I suppose they have the ability to formulate arguments that support their views. Are you saying that the honest way to argue is to fling premises together at random and see what happens?
The begging was done while choosing the premises, not in one of the premises individually.
Joint implication by premsies is validity not petitio principi.
Premise: All Bob Chairs must have seventy three thousand legs exactly.
Premise: Things we call chairs are illusions unless they are Bob Chairs.
Premise: None of the things we call chairs have exactly seventy three thousand legs.
Therefore, all of the things we call chairs are illusions and do not exist.
That is an example of a True Scotsman fallacy, or argument by tendentious redefinition. I don’t see the parallel.
However, all they’ve done is pick specific premises that hide clever assumptions that logically must end up with their desired conclusion, without any reason in particular to believe that their premises make any sense. See the amateur logic I did in my edits of the grandparent.
It is very much assumed, by asserting the first, third and fourth premises, that qualia does not require brain interactions, as a prerequisite for positing the existence of p-zombies in the thought experiment.

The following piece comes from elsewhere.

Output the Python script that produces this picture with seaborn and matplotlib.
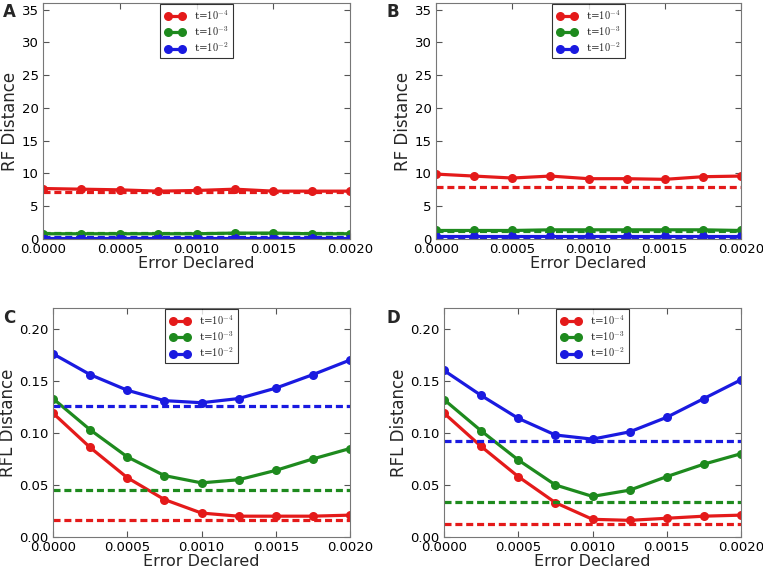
import pandas as pd
import matplotlib.pyplot as plt
import seaborn as sns
import numpy as np

# error declared (x axis)
error_declared = [0.0, 0.00025, 0.0005, 0.00075, 0.0010, 0.00125, 0.0015, 0.00175, 0.0020]
labels = ['t=$10^{-4}$', 't=$10^{-3}$', 't=$10^{-2}$']

# Panel A - RF distance
a_red = [7.7, 7.6, 7.5, 7.3, 7.4, 7.6, 7.3, 7.3, 7.3]
a_green = [0.8, 0.8, 0.8, 0.8, 0.8, 0.9, 0.9, 0.8, 0.8]
a_blue = [0.2, 0.2, 0.2, 0.2, 0.2, 0.2, 0.2, 0.2, 0.2]
a_base = [7.2, 0.95, 0.3]

# Panel B - RF distance
b_red = [9.9, 9.6, 9.3, 9.6, 9.2, 9.2, 9.1, 9.5, 9.6]
b_green = [1.3, 1.3, 1.3, 1.4, 1.4, 1.4, 1.4, 1.4, 1.3]
b_blue = [0.4, 0.4, 0.4, 0.4, 0.4, 0.4, 0.4, 0.4, 0.4]
b_base = [8.0, 1.2, 0.3]

# Panel C - RFL distance
c_red = [0.119, 0.086, 0.057, 0.036, 0.023, 0.020, 0.020, 0.020, 0.021]
c_green = [0.133, 0.103, 0.077, 0.059, 0.052, 0.055, 0.064, 0.075, 0.085]
c_blue = [0.176, 0.156, 0.141, 0.131, 0.129, 0.133, 0.143, 0.156, 0.170]
c_base = [0.016, 0.045, 0.126]

# Panel D - RFL distance
d_red = [0.119, 0.087, 0.058, 0.033, 0.017, 0.016, 0.018, 0.020, 0.021]
d_green = [0.132, 0.102, 0.074, 0.050, 0.039, 0.045, 0.058, 0.070, 0.080]
d_blue = [0.160, 0.136, 0.114, 0.098, 0.094, 0.101, 0.115, 0.133, 0.151]
d_base = [0.0125, 0.034, 0.092]

colors = ['#e41a1a', '#1e8a1e', '#1a1ae0']

sns.set_style('ticks')
plt.rcParams['mathtext.fontset'] = 'cm'
plt.rcParams['xtick.direction'] = 'in'
plt.rcParams['ytick.direction'] = 'in'
plt.rcParams['xtick.top'] = True
plt.rcParams['ytick.right'] = True

fig = plt.figure(figsize=(7.63, 5.70), dpi=100)
W, H = 763, 570


def add_ax(l, t, r, b):
    return fig.add_axes([l / W, 1 - b / H, (r - l) / W, (b - t) / H])


panels = [
    (add_ax(43, 3, 350, 239), [a_red, a_green, a_blue], a_base, 'RF Distance', 36, np.arange(0, 36, 5), 'A', (3, 3)),
    (add_ax(436, 3, 741, 239), [b_red, b_green, b_blue], b_base, 'RF Distance', 36, np.arange(0, 36, 5), 'B', (386, 3)),
    (add_ax(53, 308, 350, 537), [c_red, c_green, c_blue], c_base, 'RFL Distance', 0.22, np.arange(0, 0.21, 0.05), 'C', (3, 309)),
    (add_ax(444, 308, 741, 537), [d_red, d_green, d_blue], d_base, 'RFL Distance', 0.22, np.arange(0, 0.21, 0.05), 'D', (386, 309)),
]

for ax, series, base, ylab, ytop, yticks, letter, pos in panels:
    df = pd.DataFrame({
        'error': error_declared * 3,
        'value': series[0] + series[1] + series[2],
        'threshold': [labels[0]] * 9 + [labels[1]] * 9 + [labels[2]] * 9,
    })
    sns.lineplot(data=df, x='error', y='value', hue='threshold', palette=colors,
                 marker='o', markersize=6.5, markeredgewidth=0, linewidth=2.3, ax=ax)
    for b, c in zip(base, colors):
        ax.axhline(b, color=c, linestyle='--', linewidth=2.3, dashes=(2.2, 1.2))
    ax.set_xlim(0, 0.002)
    ax.set_ylim(0, ytop)
    ax.set_xticks([0, 0.0005, 0.001, 0.0015, 0.002])
    ax.set_xticklabels(['0.0000', '0.0005', '0.0010', '0.0015', '0.0020'], fontsize=9.5)
    ax.set_yticks(yticks)
    if ytop < 1:
        ax.set_yticklabels(['%.2f' % v for v in yticks], fontsize=9.5)
    else:
        ax.set_yticklabels([str(int(v)) for v in yticks], fontsize=9.5)
    ax.set_xlabel('Error Declared', fontsize=11.5, labelpad=0)
    ax.set_ylabel(ylab, fontsize=12, labelpad=2)
    for s in ax.spines.values():
        s.set_color('#777777')
    ax.tick_params(colors='#555555', labelcolor='black', length=4, pad=3)
    leg = ax.legend(loc='upper center', numpoints=2, frameon=True, borderaxespad=0.1,
                    fancybox=False, edgecolor='black', handlelength=2.0, labelspacing=0.25,
                    borderpad=0.4, prop={'family': 'DejaVu Serif', 'size': 7.5})
    leg.get_frame().set_linewidth(0.8)
    fig.text(pos[0] / W, 1 - pos[1] / H, letter, fontsize=12, fontweight='bold', va='top')

fig.savefig('out.png', dpi=100)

I have, but unfortunately that’s mostly because I don’t know the formal nomenclature and little details of writing conceivability and possibility logical statements.
I wouldn’t really trust myself to write formal logic with conceivability and probability without missing a step or strawmanning one of the premises at some point, with my currently very minimal understanding of that stuff.
Errr, yes..that is the intended conclusion. But I don’t think you can say an argument is question begging beccause the intended conclusion follows from the premises taken jointly.
And how, pray tell, did they reach into the vast immense space of possible hypotheses and premises, and pluck out this one specific set of premises which just so happens that if you accept it completely, it inevitably must result in the conclusion that we have something magical granting us qualia?
The begging was done while choosing the premises, not in one of the premises individually.
Premise: All Bob Chairs must have seventy three thousand legs exactly.
Premise: Things we call chairs are illusions unless they are Bob Chairs.
Premise: None of the things we call chairs have exactly seventy three thousand legs.
Therefore, all of the things we call chairs are illusions and do not exist.
I seriously don’t see how the above argument is any more reasonable and any more or less question-begging than the p-zombie argument I’ve made in the grandparent. No single premise here assumes the conclusion, right? So no problem!
ETA: Perhaps it’s more clear if I just say that in order for the premises of the grandparent to be logically valid, one must also assume as a premise that having the information patterns of the human brain without creating qualia is possible in the first place. This is the key point that is the source of the question begging: It is assumed that the brain interactions do not create qualia, implicitly as part of the premises, otherwise the statement “P-zombies have the same brain interactions that we do but no qualia” is directly equivalent to “A → B, A, ¬B”.
So for A (brain interactions identical to us), B (possess qualia), and C (has magic):
(A → B) <==> ¬B → ¬A
((C → B) OR (AC → B)) <==> ¬(A → B)
A
¬B
Refactor to one single “question-begging” premise:
((((C ->B) OR (AC → B)) → C) <==> ¬(¬B → ¬A)) AND A AND ¬B
...therefore C.
I suppose they have the ability to formulate arguments that support their views. Are you saying that the honest way to argue is to fling premises together at random and see what happens?
Joint implication by premsies is validity not petitio principi.
That is an example of a True Scotsman fallacy, or argument by tendentious redefinition. I don’t see the parallel.
Eh. I’m bad at informal fallacies, apparently.
However, all they’ve done is pick specific premises that hide clever assumptions that logically must end up with their desired conclusion, without any reason in particular to believe that their premises make any sense. See the amateur logic I did in my edits of the grandparent.
It is very much assumed, by asserting the first, third and fourth premises, that qualia does not require brain interactions, as a prerequisite for positing the existence of p-zombies in the thought experiment.
Again: not assuming physicalism it not the same as assuming non-physicalism.
They assume (correctly) that if ¬B and A, then ¬(A → B)
Then they assume ¬B and A.
...
You’ve flattened out all the stuff about conceivability and logical possibility.
I have, but unfortunately that’s mostly because I don’t know the formal nomenclature and little details of writing conceivability and possibility logical statements.
I wouldn’t really trust myself to write formal logic with conceivability and probability without missing a step or strawmanning one of the premises at some point, with my currently very minimal understanding of that stuff.